I got to meet Shannon Hale at the library here. Now that we’re friends, I just have one thing to say. Shannon, can I be you? Minus the twins. My sister has twins, and besides I don’t want to start with having young children again. I really, really wouldn’t want the Abraham’s Sarah experience, from the bible. Whoa there! I just want to spin a tale that readers rave about. One that makes readers marvel and sigh, and say, “I want to write like her!”
Midnight in Austenland:
Charlotte Kinder is nice. She’d been nice all of her life. She married a nice man, James, and had two nice children, Lu and Beckett. After the kids got old enough that they didn’t think Mom was all that interesting, Charlotte grew a simple idea into a prosperous Internet business and discovered she was also cleaver.
Unfortunately, Charlotte wasn’t cleaver enough to keep her husband interested. She blamed his cheating on herself. Of course she did. All nice people do. When Charlotte and James divorced, and he got half of all her money, Charlotte realized that he’d been cheating on her for a while.
Enough of that though. This story is about a middle-aged woman tainted by life. Beaten by the betrayal of the very man who was supposed to love and protect her. Betrayed by the two children who were supposed to adore her forever. The audacity. They grew up, and didn’t.
It’s a universal fact that toddlers and children adore their parents with a hero-worship love. It’s also a universal fact that once they hit middle-school that adoration melts into something less discernible as love. Mom is a swear word, and swear words are cool.
Let it be said; Her previously perfect life was stomped into the dust of nothingness.
After she found a long-lost “bucket list,” that she’d written as a kid, and discovered the bottom item, read Jane Austen, Charlotte did. And loved it.
But a person cannot live vicariously though novels of the 19th century forever. When Lu got angry with Charlotte for spying on her boyfriend, and swore she hated her mother, Charlotte realized one thing: she needed a vacation.
You got it. She booked a vacation at Pembrook Park, vacation destination for all Austen enthusiasts.
This is not the ordinary Austenland, however. Charlotte and the other guests/employees become involved in a story of the nearly disintegrated Abby nearby, and how all of the nuns were found dead with no reasonable explanation. Everyone suspected young Mary Frances, who was the sole survivor and who always refused to talk about the incident.
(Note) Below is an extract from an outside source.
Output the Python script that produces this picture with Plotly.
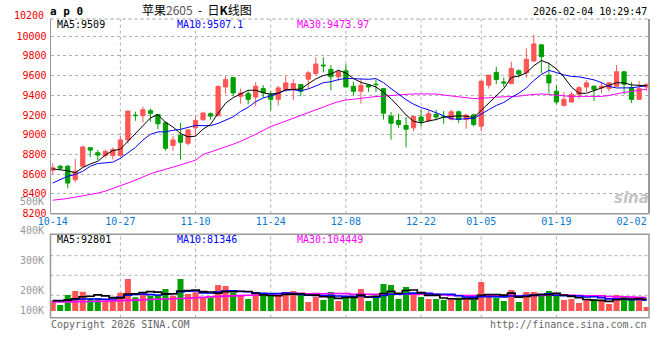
import plotly.graph_objects as go
import pandas as pd

# ---------------- data ----------------
dates = [
    "10-14", "10-15", "10-16", "10-17", "10-20", "10-21", "10-22", "10-23", "10-24", "10-27",
    "10-28", "10-29", "10-30", "10-31", "11-03", "11-04", "11-05", "11-06", "11-07", "11-10",
    "11-11", "11-12", "11-13", "11-14", "11-17", "11-18", "11-19", "11-20", "11-21", "11-24",
    "11-25", "11-26", "11-27", "11-28", "12-01", "12-02", "12-03", "12-04", "12-05", "12-08",
    "12-09", "12-10", "12-11", "12-12", "12-15", "12-16", "12-17", "12-18", "12-19", "12-22",
    "12-23", "12-24", "12-25", "12-26", "12-29", "12-30", "12-31", "01-05", "01-06", "01-07",
    "01-08", "01-09", "01-12", "01-13", "01-14", "01-15", "01-16", "01-19", "01-20", "01-21",
    "01-22", "01-23", "01-26", "01-27", "01-28", "01-29", "01-30", "02-02", "02-03", "02-04",
]
opens = [
    8641, 8682, 8682, 8545, 8682, 8869, 8818, 8791, 8791, 8791,
    8948, 9200, 9194, 9245, 9207, 9122, 8893, 8996, 8914, 9071,
    9153, 9214, 9194, 9486, 9582, 9391, 9418, 9384, 9469, 9411,
    9360, 9459, 9462, 9510, 9565, 9623, 9708, 9664, 9589, 9650,
    9493, 9442, 9503, 9514, 9469, 9190, 9146, 9095, 9071, 9180,
    9146, 9207, 9182, 9160, 9234, 9156, 9203, 9088, 9503, 9633,
    9537, 9520, 9650, 9629, 9749, 9913, 9606, 9442, 9299, 9333,
    9411, 9486, 9493, 9476, 9469, 9493, 9640, 9479, 9360, 9486,
]
highs = [
    8709, 8695, 8695, 8757, 8893, 8876, 8845, 8852, 8873, 8989,
    9245, 9235, 9286, 9266, 9210, 9136, 8989, 9122, 9052, 9187,
    9235, 9228, 9504, 9595, 9585, 9469, 9445, 9534, 9504, 9445,
    9496, 9606, 9565, 9512, 9646, 9786, 9786, 9708, 9657, 9718,
    9537, 9572, 9513, 9561, 9472, 9231, 9214, 9180, 9190, 9255,
    9248, 9255, 9241, 9255, 9248, 9214, 9214, 9554, 9608, 9691,
    9582, 9742, 9664, 9878, 10015, 9915, 9732, 9503, 9435, 9435,
    9496, 9554, 9503, 9537, 9537, 9708, 9642, 9537, 9547, 9516,
]
lows = [
    8597, 8641, 8457, 8518, 8672, 8774, 8743, 8767, 8750, 8774,
    8914, 9143, 9126, 9133, 9058, 8839, 8839, 8750, 8893, 8989,
    9143, 9153, 9190, 9411, 9391, 9316, 9309, 9288, 9377, 9248,
    9299, 9435, 9350, 9391, 9469, 9606, 9633, 9452, 9548, 9484,
    9401, 9316, 9435, 9435, 9156, 8951, 9071, 8873, 9037, 9084,
    9129, 9146, 9112, 9146, 9119, 9061, 9084, 9037, 9469, 9514,
    9486, 9514, 9582, 9582, 9742, 9623, 9418, 9309, 9288, 9330,
    9367, 9435, 9343, 9425, 9445, 9490, 9411, 9323, 9358, 9445,
]
closes = [
    8665, 8661, 8511, 8631, 8876, 8845, 8795, 8832, 8852, 8948,
    9241, 9195, 9255, 9218, 9112, 8863, 8948, 8925, 9050, 9146,
    9221, 9190, 9490, 9561, 9425, 9425, 9360, 9493, 9428, 9360,
    9476, 9527, 9520, 9442, 9629, 9718, 9701, 9589, 9640, 9486,
    9442, 9503, 9486, 9510, 9220, 9118, 9105, 9057, 9187, 9139,
    9214, 9180, 9178, 9234, 9156, 9200, 9105, 9544, 9606, 9561,
    9527, 9674, 9616, 9766, 9923, 9793, 9527, 9333, 9360, 9411,
    9479, 9527, 9459, 9493, 9527, 9640, 9514, 9360, 9469, 9514,
]
volumes = [
    78000, 46800, 124800, 156000, 150800, 98800, 98800, 85800, 85800, 143000,
    249600, 106600, 137800, 117000, 124800, 171600, 119600, 249600, 132600, 145600,
    106600, 104000, 202800, 195000, 143000, 124800, 93600, 148200, 119600, 117000,
    117000, 148200, 156000, 132600, 70200, 111800, 85800, 148200, 78000, 104000,
    117000, 171600, 78000, 106600, 210600, 202800, 93600, 187200, 124800, 109200,
    93600, 93600, 85800, 93600, 104000, 104000, 85800, 226200, 124800, 104000,
    78000, 163800, 70200, 148200, 148200, 117000, 156000, 119600, 85800, 93600,
    62400, 85800, 93600, 78000, 54600, 124800, 117000, 93600, 93600, 31200,
]
# moving-average values before a full window exists
ma5_head = [8655, 8648, 8635, 8615]
ma10_head = [8511, 8545, 8580, 8597, 8631, 8682, 8709, 8716, 8723]
ma30_head = [8337, 8344, 8354, 8368, 8381, 8395, 8409, 8429, 8453, 8484,
             8511, 8538, 8572, 8606, 8627, 8648, 8668, 8695, 8719, 8743,
             8800, 8825, 8848, 8875, 8905, 8935, 8968, 9005, 9045]
vma5_head = [80000, 80000, 85000, 95000]
vma10_head = [82000, 82000, 84000, 90000, 94000, 94000, 94000, 92000, 94000]
vma30_head = [70000, 70000, 71000, 72000, 73000, 74000, 75000, 76000, 78000, 80000,
              83000, 85000, 88000, 90000, 92000, 94000, 96000, 98000, 100000, 103000,
              106000, 110000, 113000, 116000, 118000, 120000, 123000, 125000, 128000]
price_ticks = [8200, 8400, 8600, 8800, 9000, 9200, 9400, 9600, 9800, 10000]
date_labels = ["10-14", "10-27", "11-10", "11-24", "12-08", "12-22", "01-05", "01-19", "02-02"]
grid_dates = ["10-27", "11-10", "11-24", "12-08", "12-22", "01-05", "01-19"]
vol_labels = ["500K", "400K", "300K", "200K", "100K"]
legend_main = ["MA5:9509", "MA10:9507.1", "MA30:9473.97"]
legend_vol = ["MA5:92801", "MA10:81346", "MA30:104449"]


def with_head(series, n, head):
    vals = pd.Series(series, dtype=float).rolling(n).mean().tolist()
    return list(head) + vals[len(head):]


ma5 = with_head(closes, 5, ma5_head)
ma10 = with_head(closes, 10, ma10_head)
ma30 = with_head(closes, 30, ma30_head)
vma5 = with_head(volumes, 5, vma5_head)
vma10 = with_head(volumes, 10, vma10_head)
vma30 = with_head(volumes, 30, vma30_head)

RED = "#ff5555"
GREEN = "#00a000"
MONO = "DejaVu Sans Mono"
W, H = 660, 360


def px(x):
    return x / W


def py(y):
    return 1 - y / H


fig = go.Figure()

fig.add_trace(go.Candlestick(
    x=dates, open=opens, high=highs, low=lows, close=closes,
    increasing=dict(line=dict(color=RED, width=1), fillcolor=RED),
    decreasing=dict(line=dict(color=GREEN, width=1), fillcolor=GREEN),
    whiskerwidth=0, xaxis="x", yaxis="y", showlegend=False, hoverinfo="skip",
))
for vals, col in [(ma30, "#ff00ff"), (ma10, "#0000ff"), (ma5, "#000000")]:
    fig.add_trace(go.Scatter(x=dates, y=vals, mode="lines", line=dict(color=col, width=1),
                             xaxis="x", yaxis="y", showlegend=False, hoverinfo="skip"))

vcolors = [RED if c >= o else GREEN for o, c in zip(opens, closes)]
fig.add_trace(go.Bar(x=dates, y=volumes, marker=dict(color=vcolors, line=dict(width=0)),
                     width=0.8, xaxis="x2", yaxis="y2", showlegend=False, hoverinfo="skip"))
for vals, col in [(vma30, "#ff00ff"), (vma10, "#0000ff"), (vma5, "#000000")]:
    fig.add_trace(go.Scatter(x=dates, y=vals, mode="lines", line=dict(color=col, width=1.6, shape="hvh"),
                             xaxis="x2", yaxis="y2", showlegend=False, hoverinfo="skip"))

# geometry (pixels)
L, R = 50.5, 649.0
M_TOP, M_BOT = 19.0, 213.7
V_TOP, V_BOT = 234.3, 317.7
first_c, step = 52.7, 7.518
xr = [(L - first_c) / step, (R - first_c) / step]
ppu = 10.145  # price units per pixel
yr = [8200, 8200 + (M_BOT - M_TOP) * ppu]
vpp = 7800  # volume per pixel
v_base = 311.0
vr = [-(V_BOT - v_base) * vpp, (v_base - V_TOP) * vpp]

fig.update_layout(
    template="none",
    width=W, height=H, autosize=False, margin=dict(l=0, r=0, t=0, b=0, pad=0),
    paper_bgcolor="white", plot_bgcolor="white", showlegend=False,
    boxgap=0.2, bargap=0.2,
    xaxis=dict(domain=[px(L), px(R)], anchor="y", type="category", range=xr, automargin=False,
               rangeslider=dict(visible=False), showgrid=False, zeroline=False,
               tickmode="array", tickvals=date_labels, ticktext=date_labels, ticks="",
               tickfont=dict(family=MONO, size=10, color="#0a78d2"), showline=False),
    yaxis=dict(domain=[py(M_BOT), py(M_TOP)], range=yr, tickvals=price_ticks, tickformat="d",
               automargin=False,
               showgrid=True, gridcolor="#b0b0b0", griddash="dot", gridwidth=1, zeroline=False,
               ticks="", tickfont=dict(family=MONO, size=10, color="#ee0000"), showline=False,
               ticklabelstandoff=3),
    xaxis2=dict(domain=[px(L), px(R)], anchor="y2", type="category", range=xr, matches="x",
                automargin=False,
                showticklabels=False, showgrid=False, zeroline=False, ticks=""),
    yaxis2=dict(domain=[py(V_BOT), py(V_TOP)], range=vr, showticklabels=False, automargin=False,
                showgrid=False, zeroline=False, ticks=""),
)

shapes = []
grid_style = dict(color="#b0b0b0", width=1, dash="dot")
for d in grid_dates:
    i = dates.index(d)
    for (t, b, xa) in [(M_TOP, M_BOT, "x"), (V_TOP, V_BOT, "x2")]:
        shapes.append(dict(type="line", xref=xa, yref="paper", x0=i, x1=i, y0=py(b), y1=py(t),
                           line=grid_style, layer="below"))
for gy in [255.7, 275.3, 295.3]:
    shapes.append(dict(type="line", xref="paper", yref="paper", x0=px(L), x1=px(R), y0=py(gy), y1=py(gy),
                       line=grid_style, layer="below"))
border = dict(color="#999999", width=1)
# main panel border
shapes += [
    dict(type="line", xref="paper", yref="paper", x0=px(L), x1=px(L), y0=py(M_BOT), y1=py(M_TOP), line=border),
    dict(type="line", xref="paper", yref="paper", x0=px(L), x1=px(R), y0=py(M_BOT), y1=py(M_BOT), line=dict(color="#999999", width=1.5)),
    dict(type="line", xref="paper", yref="paper", x0=px(R), x1=px(R), y0=py(M_BOT), y1=py(M_TOP), line=dict(color="#999999", width=2)),
    dict(type="line", xref="paper", yref="paper", x0=px(L), x1=px(R), y0=py(M_TOP), y1=py(M_TOP), line=dict(color="#999999", width=1, dash="dot")),
]
# volume panel border
shapes += [
    dict(type="rect", xref="paper", yref="paper", x0=px(L), x1=px(R), y0=py(V_BOT), y1=py(V_TOP),
         line=dict(color="#999999", width=1.5)),
]
fig.update_layout(shapes=shapes)

ann = []


def text(x, y, s, color="#000000", size=10, xanchor="left", family=MONO, **kw):
    ann.append(dict(x=px(x), y=py(y), xref="paper", yref="paper", text=s, showarrow=False,
                    xanchor=xanchor, yanchor="middle", font=dict(family=family, size=size, color=color), **kw))


text(46, 15.5, "10200", color="#ee0000", xanchor="right")
for lab, yy in zip(vol_labels, [201, 230.5, 260.5, 290, 310]):
    text(46, yy, lab, color="#999999", xanchor="right")
text(48, 12, "<b>a p 0</b>", size=11)
text(140, 9, "苹果<span style='color:#555555'>2605</span>&nbsp;&nbsp;-&nbsp;&nbsp;日<b>K</b>线图", size=12,
     family="Noto Sans CJK SC")
text(649, 12, "2026-02-04 10:29:47", xanchor="right")
for s, xx, col in zip(legend_main, [55, 175, 295], ["#000000", "#0000ff", "#ff00ff"]):
    text(xx, 24.5, s, color=col)
for s, xx, col in zip(legend_vol, [55, 175, 295], ["#000000", "#0000ff", "#ff00ff"]):
    text(xx, 239, s, color=col)
text(49, 324, "Copyright 2026 SINA.COM", color="#666666")
text(649, 324, "http://finance.sina.com.cn", color="#666666", xanchor="right")
text(651, 198, "<b><i>sina</i></b>", color="#c4c4c4", size=15, xanchor="right", family="DejaVu Sans")
fig.update_layout(annotations=ann)

fig.write_html("out.html", config={"displayModeBar": False},
               post_script="document.body.style.margin='0';document.body.style.overflow='hidden';")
During an innocent game of Murder in the Dark, Charlotte comes across what she believes is a real, dead, body. When she takes the others to see it, Charlotte can’t even find the room, and of course everyone thinks it’s part of the script.
Colonel Andrews is an expert at entertaining and he is thrilled that Charlotte is “into” his game.
In a land where nothing is as it seems, it’s easy for Charlotte to convince herself that the “murder” is all part of the entertainment. Especially since each visitor’s story is written to their specifications, and as with all Austen novels, Pembrook Park visitors can expect a little love story mingled in.
Charlotte continues investigating the pretend dead body as part of the Abby Mystery. As she gains more clues, things start looking more real and it’s hard to separate fact from fiction.In the second homage to Jane Austen, Pembrook Park is the same, many of the actors are the same and they still have their duty to entertain the guests. Miss Charming is there. Seems she’s adopted Pembrook Park as her new home. The grumpy Mrs. Waddlesbrook is there as is her husband.
This is where the story similarities to Hale’s previous book, Austenland, end. I won’t give away the story. Just know it’s a good one.